近年は多くの地方自治体が葬儀サービスを提供しています。東京23区であれば「区民葬」という選択肢があるほか、各県でも各自治体が「市民葬」や「町民葬」といったサービスを提供しています。

同サービスは自治体が直接提供しているものではなく、自治体が指定する葬祭業者において統一の協定料金で葬儀を執り行うことができるというものです。例えば、東京23区の場合、区役所に死亡届を提出する際、区民葬を希望する旨を伝えると区民葬儀券が交付され、明確な料金体系のもとで葬儀を行うことが可能となります。

まとめ 葬儀社の選び方、比較検討のうえで決定を

比較

病院で亡くなった場合は、病院と提携している葬儀業者に遺体の搬送から葬儀の執り行いまで依頼することが可能です。ただ、葬儀は価格やサービスの内容まで、故人や遺族の希望どおりに行ってくれる業者を選びたいものです。

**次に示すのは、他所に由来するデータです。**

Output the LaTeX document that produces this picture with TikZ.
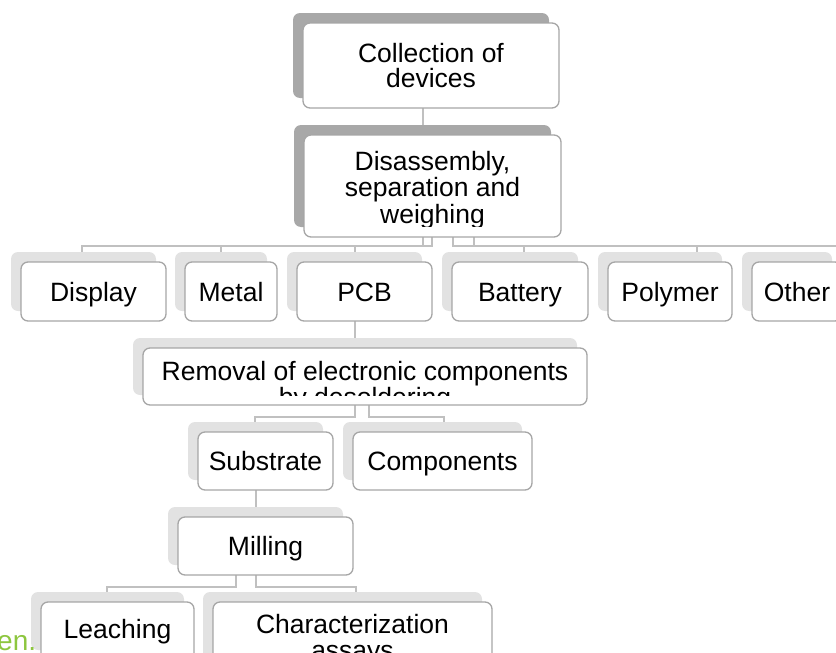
\documentclass[tikz,border=0pt]{standalone}
\usepackage{fontspec}
\setmainfont{Liberation Sans}
\usetikzlibrary{backgrounds}
\definecolor{cline}{HTML}{C0C0C0}
\definecolor{bord}{HTML}{A6A6A6}
\definecolor{backdark}{HTML}{A8A8A8}
\definecolor{backlight}{HTML}{E2E2E2}
\definecolor{grn}{HTML}{8DC63F}
\newcommand\mkbox[6]{%
  \fill[#6, rounded corners=7pt] ({#2-#4/2-10},{#3-#5/2-10}) rectangle ({#2+#4/2-10},{#3+#5/2-10});
  \node[frontbox, minimum width=#4pt, minimum height=#5pt] (#1) at (#2,#3) {};
}
\begin{document}
\begin{tikzpicture}[x=1pt,y=-1pt,
  link/.style={draw=cline, line width=2pt},
  frontbox/.style={draw=bord, line width=1.3pt, fill=white, rounded corners=7pt, inner sep=0pt, outer sep=0pt},
  lbl/.style={font=\fontsize{26.5}{26.5}\selectfont, inner sep=0pt, anchor=base}]
\useasboundingbox (0,0) rectangle (836,653);
% boxes
\mkbox{coll}{431}{65.5}{256}{85}{backdark}
\mkbox{dis}{432.5}{186}{257}{102}{backdark}
\mkbox{display}{93.5}{291.5}{145}{59}{backlight}
\mkbox{metal}{231}{291.5}{92}{59}{backlight}
\mkbox{pcb}{364.5}{291.5}{135}{59}{backlight}
\mkbox{battery}{520}{291.5}{136}{59}{backlight}
\mkbox{polymer}{670}{291.5}{124}{59}{backlight}
\mkbox{other}{797}{291.5}{90}{59}{backlight}
\mkbox{removal}{365}{376.5}{444}{57}{backlight}
\mkbox{substrate}{265.5}{461}{135}{58}{backlight}
\mkbox{components}{442.5}{461}{179}{58}{backlight}
\mkbox{milling}{265.5}{546}{175}{58}{backlight}
\mkbox{leaching}{117.5}{631}{153}{58}{backlight}
\mkbox{charac}{352.5}{642}{279}{80}{backlight}
% named coordinates for connector positions
\coordinate (xA) at (423,0);
\coordinate (xB) at (432,0);
\coordinate (xC) at (453,0);
\coordinate (xD) at (474,0);
\coordinate (d1) at (82,0);
\coordinate (d2) at (221,0);
\coordinate (d3) at (355,0);
\coordinate (d4) at (524,0);
\coordinate (d5) at (697,0);
\coordinate (d6) at (850,0);
\coordinate (r1) at (369,0);
\coordinate (s1) at (255,0);
\coordinate (s2) at (444,0);
\coordinate (m0) at (256,0);
\coordinate (m1) at (236,0);
\coordinate (l1) at (107,0);
\coordinate (l2) at (356,0);
\coordinate (h1) at (0,246);
\coordinate (h2) at (0,417);
\coordinate (h3) at (0,587);
\begin{pgfonlayer}{background}
\draw[link] (coll.south -| xA) -- (dis.north -| xA);
\draw[link] (dis.south -| xA) |- (h1 -| d1) -- (display.north -| d1);
\draw[link] (dis.south -| xA) |- (h1 -| d2) -- (metal.north -| d2);
\draw[link] (dis.south -| xB) |- (h1 -| d3) -- (pcb.north -| d3);
\draw[link] (dis.south -| xC) |- (h1 -| d4) -- (battery.north -| d4);
\draw[link] (dis.south -| xD) |- (h1 -| d5) -- (polymer.north -| d5);
\draw[link] (dis.south -| xD) |- (h1 -| d6) -- (other.north -| d6);
\draw[link] (pcb.south -| d3) -- (removal.north -| d3);
\draw[link] (removal.south -| d3) |- (h2 -| s1) -- (substrate.north -| s1);
\draw[link] (removal.south -| r1) |- (h2 -| s2) -- (components.north -| s2);
\draw[link] (substrate.south -| m0) -- (milling.north -| m0);
\draw[link] (milling.south -| m1) |- (h3 -| l1) -- (leaching.north -| l1);
\draw[link] (milling.south -| m0) |- (h3 -| l2) -- (charac.north -| l2);
\end{pgfonlayer}
% labels
\node[lbl] (tc1) at (431,62) {Collection of};
\node[lbl] (tc2) at (431,87) {devices};
\begin{scope}
\clip (304,135) rectangle (561,226);
\node[lbl] (td1) at (432.5,170) {Disassembly,};
\node[lbl] (td2) at (432.5,196.5) {separation and};
\node[lbl] (td3) at (432.5,223) {weighing};
\end{scope}
\node[lbl] (tdisp) at (93.5,301) {Display};
\node[lbl] (tmet) at (231,301) {Metal};
\node[lbl] (tpcb) at (364.5,301) {PCB};
\node[lbl] (tbat) at (520,301) {Battery};
\node[lbl] (tpol) at (670,301) {Polymer};
\node[lbl] (toth) at (797,301) {Other};
\begin{scope}
\clip (143,348) rectangle (587,395);
\node[lbl] (tr1) at (365,380) {Removal of electronic components};
\node[lbl] (tr2) at (365,406) {by desoldering};
\end{scope}
\node[lbl] (tsub) at (265.5,470.5) {Substrate};
\node[lbl] (tcomp) at (442.5,470.5) {Components};
\node[lbl] (tmill) at (265.5,555.5) {Milling};
\node[lbl] (tleach) at (117.5,638) {Leaching};
\node[lbl] (tch1) at (352.5,633) {Characterization};
\node[lbl] (tch2) at (352.5,659) {assays};
\node[font=\fontsize{28}{28}\selectfont, text=grn, anchor=base west, inner sep=0pt] (green) at (-3,650) {en.};
\end{tikzpicture}
\end{document}
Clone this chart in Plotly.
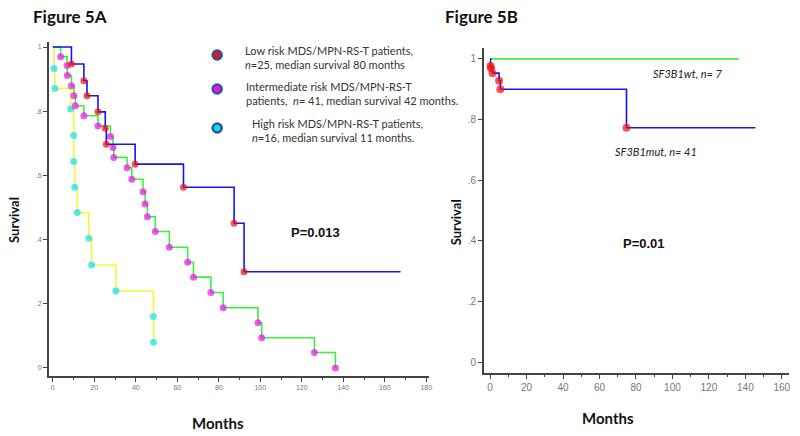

良い葬儀社を選ぶうえでは、複数の業者から見積もりを取りつつ、

  • ・遺族の立場で、親身になって相談に応じてくれること
  • ・料金体系が明確で、サービスの内容とその費用が明確であること
  • ・遺族の希望や予算に応じて内容をアレンジしてくれること
  • ・葬儀における実績が豊富で評判が良いこと
  • ・地域の事情や風習のほか、宗教や宗派に応じた対応ができること
などを確認し、比較検討を行うことが望ましいでしょう。